**AIM OF THE TASK:**
Output every line of the material exactly, omitting images.

**DATASET EXCERPT:**
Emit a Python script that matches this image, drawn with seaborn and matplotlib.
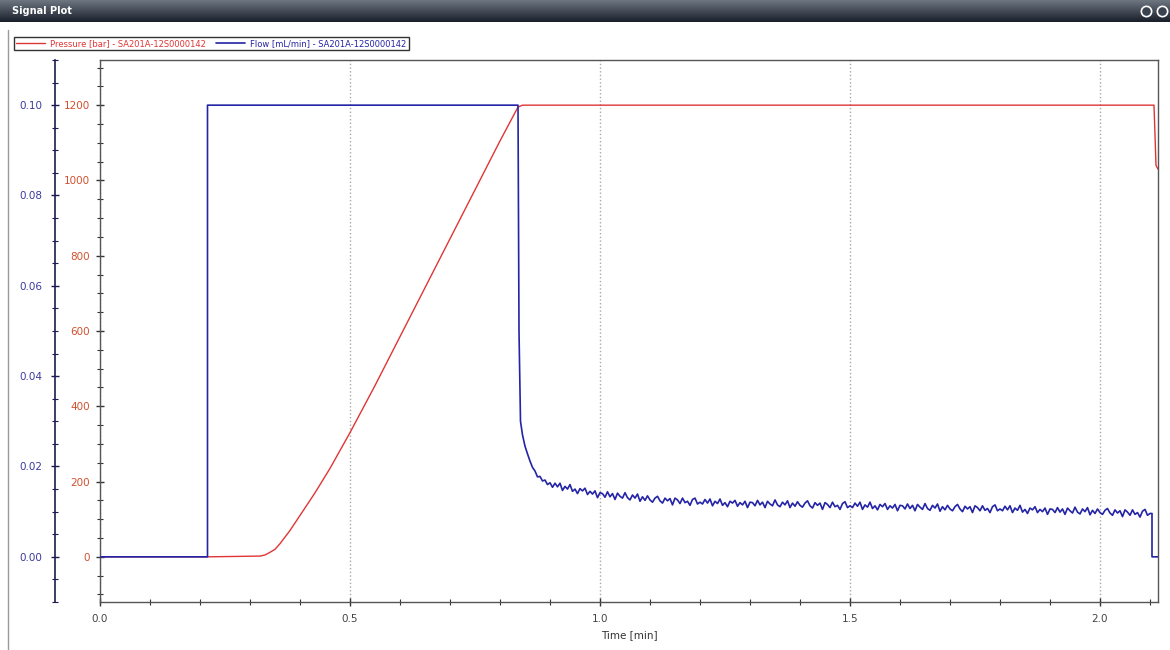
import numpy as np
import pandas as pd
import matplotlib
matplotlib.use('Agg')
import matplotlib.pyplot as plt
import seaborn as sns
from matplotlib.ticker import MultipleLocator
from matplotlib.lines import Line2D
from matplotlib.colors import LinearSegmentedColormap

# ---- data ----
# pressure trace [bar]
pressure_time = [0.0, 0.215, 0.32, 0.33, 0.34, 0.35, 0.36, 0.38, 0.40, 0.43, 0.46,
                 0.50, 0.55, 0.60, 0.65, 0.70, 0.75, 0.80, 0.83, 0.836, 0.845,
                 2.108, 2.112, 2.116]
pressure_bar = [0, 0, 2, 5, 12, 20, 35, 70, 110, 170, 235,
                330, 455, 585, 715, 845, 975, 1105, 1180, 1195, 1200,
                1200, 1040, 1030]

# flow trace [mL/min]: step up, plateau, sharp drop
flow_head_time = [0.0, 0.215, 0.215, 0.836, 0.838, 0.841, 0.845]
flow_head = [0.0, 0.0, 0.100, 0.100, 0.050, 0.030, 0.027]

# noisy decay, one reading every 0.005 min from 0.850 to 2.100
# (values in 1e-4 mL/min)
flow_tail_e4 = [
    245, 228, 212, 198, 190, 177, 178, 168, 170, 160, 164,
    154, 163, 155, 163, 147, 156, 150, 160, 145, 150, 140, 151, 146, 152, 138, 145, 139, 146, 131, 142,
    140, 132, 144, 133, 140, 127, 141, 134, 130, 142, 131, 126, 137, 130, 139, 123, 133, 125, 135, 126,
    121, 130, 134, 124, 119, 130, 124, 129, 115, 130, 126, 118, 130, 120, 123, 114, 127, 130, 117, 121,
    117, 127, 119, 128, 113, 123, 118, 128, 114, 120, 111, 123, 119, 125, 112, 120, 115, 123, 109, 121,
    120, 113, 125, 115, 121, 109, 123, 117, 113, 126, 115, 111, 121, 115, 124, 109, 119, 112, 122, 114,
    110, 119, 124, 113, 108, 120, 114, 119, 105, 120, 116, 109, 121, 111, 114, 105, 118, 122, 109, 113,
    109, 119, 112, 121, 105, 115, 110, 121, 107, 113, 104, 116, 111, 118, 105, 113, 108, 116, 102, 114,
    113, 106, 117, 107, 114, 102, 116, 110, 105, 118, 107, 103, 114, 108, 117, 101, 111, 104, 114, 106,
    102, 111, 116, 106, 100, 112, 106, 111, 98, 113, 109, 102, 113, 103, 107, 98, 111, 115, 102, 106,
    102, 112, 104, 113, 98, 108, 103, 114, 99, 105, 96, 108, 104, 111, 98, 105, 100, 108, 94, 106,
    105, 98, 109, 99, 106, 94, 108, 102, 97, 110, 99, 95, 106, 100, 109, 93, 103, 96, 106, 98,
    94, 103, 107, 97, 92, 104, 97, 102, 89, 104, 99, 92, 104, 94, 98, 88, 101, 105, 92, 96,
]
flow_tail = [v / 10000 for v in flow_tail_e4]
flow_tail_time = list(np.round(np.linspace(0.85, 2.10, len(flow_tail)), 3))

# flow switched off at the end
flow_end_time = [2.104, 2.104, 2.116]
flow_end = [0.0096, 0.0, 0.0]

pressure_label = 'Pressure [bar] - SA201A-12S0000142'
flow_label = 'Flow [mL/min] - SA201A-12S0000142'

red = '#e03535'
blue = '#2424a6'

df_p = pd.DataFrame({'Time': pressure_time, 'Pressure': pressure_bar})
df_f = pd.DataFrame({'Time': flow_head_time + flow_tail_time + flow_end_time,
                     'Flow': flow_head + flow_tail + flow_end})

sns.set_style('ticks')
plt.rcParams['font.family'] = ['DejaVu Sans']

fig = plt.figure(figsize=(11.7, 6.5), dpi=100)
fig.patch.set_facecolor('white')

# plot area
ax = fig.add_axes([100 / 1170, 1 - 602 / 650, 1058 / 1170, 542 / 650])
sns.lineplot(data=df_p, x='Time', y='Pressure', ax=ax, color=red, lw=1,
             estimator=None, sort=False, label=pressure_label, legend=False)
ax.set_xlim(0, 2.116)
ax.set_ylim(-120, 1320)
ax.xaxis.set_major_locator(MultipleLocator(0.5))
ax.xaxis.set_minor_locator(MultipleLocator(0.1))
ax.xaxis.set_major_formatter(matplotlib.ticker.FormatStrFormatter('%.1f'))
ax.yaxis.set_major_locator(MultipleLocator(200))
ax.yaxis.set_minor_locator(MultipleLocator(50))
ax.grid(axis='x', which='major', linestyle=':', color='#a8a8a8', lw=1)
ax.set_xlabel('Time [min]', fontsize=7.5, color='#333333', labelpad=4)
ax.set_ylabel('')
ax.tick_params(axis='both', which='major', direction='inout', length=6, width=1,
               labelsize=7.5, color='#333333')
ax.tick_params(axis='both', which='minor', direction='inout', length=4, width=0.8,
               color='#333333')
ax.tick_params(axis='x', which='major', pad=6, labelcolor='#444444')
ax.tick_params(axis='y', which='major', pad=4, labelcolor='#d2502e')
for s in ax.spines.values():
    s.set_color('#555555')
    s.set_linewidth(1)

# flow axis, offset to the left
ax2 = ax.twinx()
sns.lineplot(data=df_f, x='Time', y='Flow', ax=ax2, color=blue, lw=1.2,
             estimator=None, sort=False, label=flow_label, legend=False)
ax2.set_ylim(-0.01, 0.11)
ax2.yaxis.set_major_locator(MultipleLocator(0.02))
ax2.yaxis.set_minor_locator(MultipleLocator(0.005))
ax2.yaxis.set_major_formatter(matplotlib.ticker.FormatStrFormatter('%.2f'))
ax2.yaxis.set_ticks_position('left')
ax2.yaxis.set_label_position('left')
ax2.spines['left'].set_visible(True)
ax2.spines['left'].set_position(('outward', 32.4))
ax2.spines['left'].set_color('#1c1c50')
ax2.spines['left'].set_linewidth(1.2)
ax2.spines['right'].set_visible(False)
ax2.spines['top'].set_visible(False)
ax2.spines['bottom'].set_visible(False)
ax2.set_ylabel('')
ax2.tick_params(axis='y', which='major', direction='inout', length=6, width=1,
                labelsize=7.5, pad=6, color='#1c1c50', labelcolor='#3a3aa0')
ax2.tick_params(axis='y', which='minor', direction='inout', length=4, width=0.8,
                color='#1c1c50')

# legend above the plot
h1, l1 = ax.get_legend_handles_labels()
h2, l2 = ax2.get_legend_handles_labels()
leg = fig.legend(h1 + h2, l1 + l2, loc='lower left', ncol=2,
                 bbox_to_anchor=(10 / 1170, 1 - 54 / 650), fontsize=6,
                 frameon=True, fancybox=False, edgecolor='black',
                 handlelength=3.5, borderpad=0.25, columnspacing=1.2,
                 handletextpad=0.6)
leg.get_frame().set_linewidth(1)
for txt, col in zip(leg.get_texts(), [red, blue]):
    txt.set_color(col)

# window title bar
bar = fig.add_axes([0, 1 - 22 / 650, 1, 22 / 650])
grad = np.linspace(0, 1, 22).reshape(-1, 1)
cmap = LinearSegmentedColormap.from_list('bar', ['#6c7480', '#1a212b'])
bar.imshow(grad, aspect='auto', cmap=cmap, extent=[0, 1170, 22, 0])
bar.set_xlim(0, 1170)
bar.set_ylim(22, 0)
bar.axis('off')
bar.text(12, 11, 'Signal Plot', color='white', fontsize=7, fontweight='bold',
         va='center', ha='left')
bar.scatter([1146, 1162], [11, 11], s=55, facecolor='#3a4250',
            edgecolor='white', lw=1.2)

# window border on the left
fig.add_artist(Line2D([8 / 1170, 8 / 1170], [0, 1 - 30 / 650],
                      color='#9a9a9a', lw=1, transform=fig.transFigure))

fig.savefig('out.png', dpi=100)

**EXERCISE RESPONSE:**
Emit a Python script that matches this image, drawn with seaborn and matplotlib.
import numpy as np
import pandas as pd
import matplotlib
matplotlib.use('Agg')
import matplotlib.pyplot as plt
import seaborn as sns
from matplotlib.ticker import MultipleLocator
from matplotlib.lines import Line2D
from matplotlib.colors import LinearSegmentedColormap

# ---- data ----
# pressure trace [bar]
pressure_time = [0.0, 0.215, 0.32, 0.33, 0.34, 0.35, 0.36, 0.38, 0.40, 0.43, 0.46,
                 0.50, 0.55, 0.60, 0.65, 0.70, 0.75, 0.80, 0.83, 0.836, 0.845,
                 2.108, 2.112, 2.116]
pressure_bar = [0, 0, 2, 5, 12, 20, 35, 70, 110, 170, 235,
                330, 455, 585, 715, 845, 975, 1105, 1180, 1195, 1200,
                1200, 1040, 1030]

# flow trace [mL/min]: step up, plateau, sharp drop
flow_head_time = [0.0, 0.215, 0.215, 0.836, 0.838, 0.841, 0.845]
flow_head = [0.0, 0.0, 0.100, 0.100, 0.050, 0.030, 0.027]

# noisy decay, one reading every 0.005 min from 0.850 to 2.100
# (values in 1e-4 mL/min)
flow_tail_e4 = [
    245, 228, 212, 198, 190, 177, 178, 168, 170, 160, 164,
    154, 163, 155, 163, 147, 156, 150, 160, 145, 150, 140, 151, 146, 152, 138, 145, 139, 146, 131, 142,
    140, 132, 144, 133, 140, 127, 141, 134, 130, 142, 131, 126, 137, 130, 139, 123, 133, 125, 135, 126,
    121, 130, 134, 124, 119, 130, 124, 129, 115, 130, 126, 118, 130, 120, 123, 114, 127, 130, 117, 121,
    117, 127, 119, 128, 113, 123, 118, 128, 114, 120, 111, 123, 119, 125, 112, 120, 115, 123, 109, 121,
    120, 113, 125, 115, 121, 109, 123, 117, 113, 126, 115, 111, 121, 115, 124, 109, 119, 112, 122, 114,
    110, 119, 124, 113, 108, 120, 114, 119, 105, 120, 116, 109, 121, 111, 114, 105, 118, 122, 109, 113,
    109, 119, 112, 121, 105, 115, 110, 121, 107, 113, 104, 116, 111, 118, 105, 113, 108, 116, 102, 114,
    113, 106, 117, 107, 114, 102, 116, 110, 105, 118, 107, 103, 114, 108, 117, 101, 111, 104, 114, 106,
    102, 111, 116, 106, 100, 112, 106, 111, 98, 113, 109, 102, 113, 103, 107, 98, 111, 115, 102, 106,
    102, 112, 104, 113, 98, 108, 103, 114, 99, 105, 96, 108, 104, 111, 98, 105, 100, 108, 94, 106,
    105, 98, 109, 99, 106, 94, 108, 102, 97, 110, 99, 95, 106, 100, 109, 93, 103, 96, 106, 98,
    94, 103, 107, 97, 92, 104, 97, 102, 89, 104, 99, 92, 104, 94, 98, 88, 101, 105, 92, 96,
]
flow_tail = [v / 10000 for v in flow_tail_e4]
flow_tail_time = list(np.round(np.linspace(0.85, 2.10, len(flow_tail)), 3))

# flow switched off at the end
flow_end_time = [2.104, 2.104, 2.116]
flow_end = [0.0096, 0.0, 0.0]

pressure_label = 'Pressure [bar] - SA201A-12S0000142'
flow_label = 'Flow [mL/min] - SA201A-12S0000142'

red = '#e03535'
blue = '#2424a6'

df_p = pd.DataFrame({'Time': pressure_time, 'Pressure': pressure_bar})
df_f = pd.DataFrame({'Time': flow_head_time + flow_tail_time + flow_end_time,
                     'Flow': flow_head + flow_tail + flow_end})

sns.set_style('ticks')
plt.rcParams['font.family'] = ['DejaVu Sans']

fig = plt.figure(figsize=(11.7, 6.5), dpi=100)
fig.patch.set_facecolor('white')

# plot area
ax = fig.add_axes([100 / 1170, 1 - 602 / 650, 1058 / 1170, 542 / 650])
sns.lineplot(data=df_p, x='Time', y='Pressure', ax=ax, color=red, lw=1,
             estimator=None, sort=False, label=pressure_label, legend=False)
ax.set_xlim(0, 2.116)
ax.set_ylim(-120, 1320)
ax.xaxis.set_major_locator(MultipleLocator(0.5))
ax.xaxis.set_minor_locator(MultipleLocator(0.1))
ax.xaxis.set_major_formatter(matplotlib.ticker.FormatStrFormatter('%.1f'))
ax.yaxis.set_major_locator(MultipleLocator(200))
ax.yaxis.set_minor_locator(MultipleLocator(50))
ax.grid(axis='x', which='major', linestyle=':', color='#a8a8a8', lw=1)
ax.set_xlabel('Time [min]', fontsize=7.5, color='#333333', labelpad=4)
ax.set_ylabel('')
ax.tick_params(axis='both', which='major', direction='inout', length=6, width=1,
               labelsize=7.5, color='#333333')
ax.tick_params(axis='both', which='minor', direction='inout', length=4, width=0.8,
               color='#333333')
ax.tick_params(axis='x', which='major', pad=6, labelcolor='#444444')
ax.tick_params(axis='y', which='major', pad=4, labelcolor='#d2502e')
for s in ax.spines.values():
    s.set_color('#555555')
    s.set_linewidth(1)

# flow axis, offset to the left
ax2 = ax.twinx()
sns.lineplot(data=df_f, x='Time', y='Flow', ax=ax2, color=blue, lw=1.2,
             estimator=None, sort=False, label=flow_label, legend=False)
ax2.set_ylim(-0.01, 0.11)
ax2.yaxis.set_major_locator(MultipleLocator(0.02))
ax2.yaxis.set_minor_locator(MultipleLocator(0.005))
ax2.yaxis.set_major_formatter(matplotlib.ticker.FormatStrFormatter('%.2f'))
ax2.yaxis.set_ticks_position('left')
ax2.yaxis.set_label_position('left')
ax2.spines['left'].set_visible(True)
ax2.spines['left'].set_position(('outward', 32.4))
ax2.spines['left'].set_color('#1c1c50')
ax2.spines['left'].set_linewidth(1.2)
ax2.spines['right'].set_visible(False)
ax2.spines['top'].set_visible(False)
ax2.spines['bottom'].set_visible(False)
ax2.set_ylabel('')
ax2.tick_params(axis='y', which='major', direction='inout', length=6, width=1,
                labelsize=7.5, pad=6, color='#1c1c50', labelcolor='#3a3aa0')
ax2.tick_params(axis='y', which='minor', direction='inout', length=4, width=0.8,
                color='#1c1c50')

# legend above the plot
h1, l1 = ax.get_legend_handles_labels()
h2, l2 = ax2.get_legend_handles_labels()
leg = fig.legend(h1 + h2, l1 + l2, loc='lower left', ncol=2,
                 bbox_to_anchor=(10 / 1170, 1 - 54 / 650), fontsize=6,
                 frameon=True, fancybox=False, edgecolor='black',
                 handlelength=3.5, borderpad=0.25, columnspacing=1.2,
                 handletextpad=0.6)
leg.get_frame().set_linewidth(1)
for txt, col in zip(leg.get_texts(), [red, blue]):
    txt.set_color(col)

# window title bar
bar = fig.add_axes([0, 1 - 22 / 650, 1, 22 / 650])
grad = np.linspace(0, 1, 22).reshape(-1, 1)
cmap = LinearSegmentedColormap.from_list('bar', ['#6c7480', '#1a212b'])
bar.imshow(grad, aspect='auto', cmap=cmap, extent=[0, 1170, 22, 0])
bar.set_xlim(0, 1170)
bar.set_ylim(22, 0)
bar.axis('off')
bar.text(12, 11, 'Signal Plot', color='white', fontsize=7, fontweight='bold',
         va='center', ha='left')
bar.scatter([1146, 1162], [11, 11], s=55, facecolor='#3a4250',
            edgecolor='white', lw=1.2)

# window border on the left
fig.add_artist(Line2D([8 / 1170, 8 / 1170], [0, 1 - 30 / 650],
                      color='#9a9a9a', lw=1, transform=fig.transFigure))

fig.savefig('out.png', dpi=100)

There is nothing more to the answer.